Eyre Peninsula farmers will have to wait another eight years at least to be able to plant genetically modified crops after the state government placed another moratorium, or a temporary prohibition, on GM crops until 2025.
The existing moratorium, which is set to expire in September 2019, was supported by the state government and the opposition at the time.
However Member for Flinders and registered grain grower Peter Treloar said being GM free had put South Australia at a disadvantage.
In a recent speech to parliament he said other states had gradually lifted their restrictions on GM crops since the Australia-wide ban in 2004 and South Australia had historically been “world leaders” in farming.
Mr Treloar said the government argued the ban was “necessary to maintain South Australia’s clean, green marketing advantage” but he disagreed with the government’s position that being GM free increased demand and prices for South Australian crops.
He said this meant South Australian crops and grains were cheaper compared to produce from other states, and were less economically competitive and more environmentally damaging.
Mr Treloar said GM crops such as cotton, which was grown in New South Wales and Queensland, showed the advantage of genetic modification due to the reduced amount of pesticide and herbicide used on the crops.
Greens Member of the Legislative Council Mark Parnell said he was pleased the moratorium was secured for another six years and the only way to lift the moratorium before September 1, 2025 would be to have a decision pass both houses of parliament.
“The current moratorium has provided a significant price premium for our state’s farmers compared to GM crops grown in other states,” Mr Parnell said.
“As the only GM-free mainland state, this is a significant advantage to South Australia’s food industry.”
Mr Treloar disagreed GM-free crops attracted a significant price premium, and compared the prices and trading of grain and crops between states.

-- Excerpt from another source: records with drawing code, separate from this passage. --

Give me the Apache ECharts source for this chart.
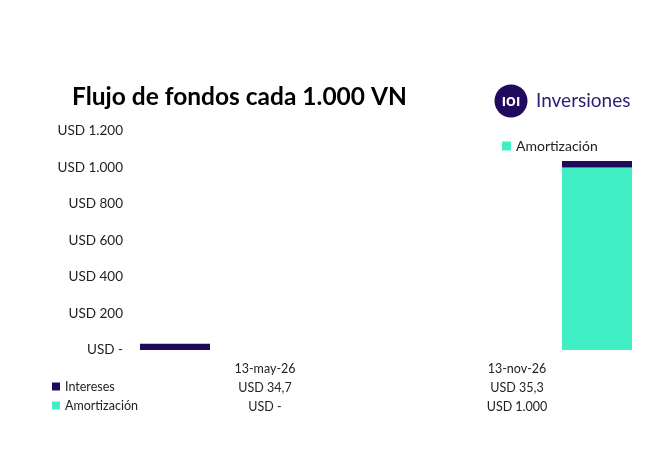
<!DOCTYPE html>
<html>
<head>
<meta charset="utf-8">
<script src="https://cdn.jsdelivr.net/npm/echarts@6/dist/echarts.min.js"></script>
<style>html,body{margin:0;padding:0;background:#fff}#c{width:653px;height:475px}</style>
</head>
<body>
<div id="c"></div>
<script>
const categories = ['13-may-26', '13-nov-26'];
const intereses = [34.7, 35.3];
const amortizacion = [0, 1000];
const yTicks = [0, 200, 400, 600, 800, 1000, 1200];

const NAVY = '#1f0a5e';
const TEAL = '#40f0c4';
const FONT = 'Lato';

function fmtUSD(v) {
  if (!v) return 'USD -';
  const parts = String(v).split('.');
  const intPart = parts[0].replace(/\B(?=(\d{3})+(?!\d))/g, '.');
  return 'USD ' + intPart + (parts[1] ? ',' + parts[1] : '');
}

const chart = echarts.init(document.getElementById('c'));
chart.setOption({
  backgroundColor: '#fff',
  animation: false,
  textStyle: { fontFamily: FONT },
  title: {
    text: 'Flujo de fondos cada 1.000 VN',
    left: 67, top: 80,
    textStyle: { fontFamily: FONT, fontWeight: 'bold', fontSize: 24.5, color: '#000' }
  },
  legend: [
    {
      data: ['Amortización'],
      left: 497, top: 134,
      itemWidth: 9, itemHeight: 9, itemGap: 5,
      icon: 'rect',
      textStyle: { fontFamily: FONT, fontSize: 14, color: '#222' }
    },
    {
      data: ['Intereses', 'Amortización'],
      orient: 'vertical',
      left: 47, top: 375,
      itemWidth: 8, itemHeight: 8, itemGap: 6,
      icon: 'rect',
      textStyle: { fontFamily: FONT, fontSize: 12.5, color: '#222' }
    }
  ],
  grid: [
    { left: 175, right: 56, top: 131, bottom: 125 },
    { left: 139, width: 504, top: 355, height: 1 }
  ],
  xAxis: [
    {
      type: 'category', gridIndex: 0, data: categories, boundaryGap: false,
      axisLine: { show: false }, axisTick: { show: false }, axisLabel: { show: false }
    },
    {
      type: 'category', gridIndex: 1, data: categories,
      axisLine: { show: false }, axisTick: { show: false },
      axisLabel: {
        margin: 3,
        fontFamily: FONT, fontSize: 12.5, color: '#222', lineHeight: 19,
        formatter: function (v, i) {
          return v + '\n' + fmtUSD(intereses[i]) + '\n' + fmtUSD(amortizacion[i]);
        }
      }
    }
  ],
  yAxis: [
    {
      type: 'value', gridIndex: 0, min: 0, max: 1200, interval: 200,
      splitLine: { show: false }, axisLine: { show: false }, axisTick: { show: false },
      axisLabel: {
        margin: 52, fontFamily: FONT, fontSize: 13.5, color: '#222',
        formatter: function (v) { return yTicks.indexOf(v) >= 0 ? fmtUSD(v) : ''; }
      }
    },
    { type: 'value', gridIndex: 1, show: false }
  ],
  series: [
    {
      name: 'Amortización', type: 'bar', stack: 'a', data: amortizacion,
      xAxisIndex: 0, yAxisIndex: 0, barWidth: 70,
      itemStyle: { color: TEAL }
    },
    {
      name: 'Intereses', type: 'bar', stack: 'a', data: intereses,
      xAxisIndex: 0, yAxisIndex: 0, barWidth: 70,
      itemStyle: { color: NAVY }
    }
  ],
  graphic: [
    { type: 'circle', shape: { cx: 511, cy: 101, r: 16.5 }, style: { fill: NAVY } },
    { type: 'text', style: { text: 'ıoı', x: 511, y: 101, align: 'center', verticalAlign: 'middle', fill: '#fff', font: 'bold 17px ' + FONT } },
    { type: 'text', style: { text: 'Inversiones', x: 536, y: 101, verticalAlign: 'middle', fill: '#2b1d72', font: '19px ' + FONT } }
  ]
});
</script>
</body>
</html>
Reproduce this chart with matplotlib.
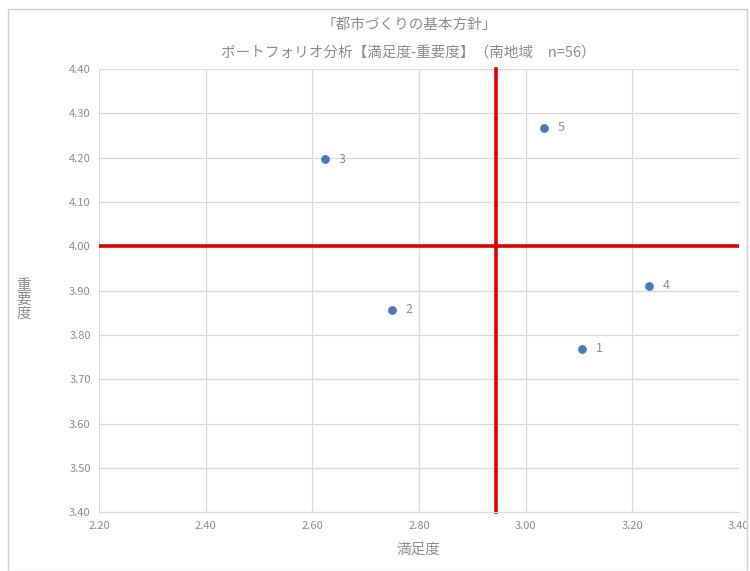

He said in wheat and feed barley, Port Adelaide traded at a discount, or below market price, to Geelong in Victoria and Kwinana in Western Australia and for non-GM canola Adelaide traded at a two per cent discount to Geelong.
“The government says the premiums are real but, as I pointed out, they are not,” Mr Treloar said.
“It is about being competitive and growers producing commodities that are traded on the world market.
“It is not for government to dictate to farmers what they can and cannot grow
“It smacks of the Eastern Bloc and old Soviet Russia.”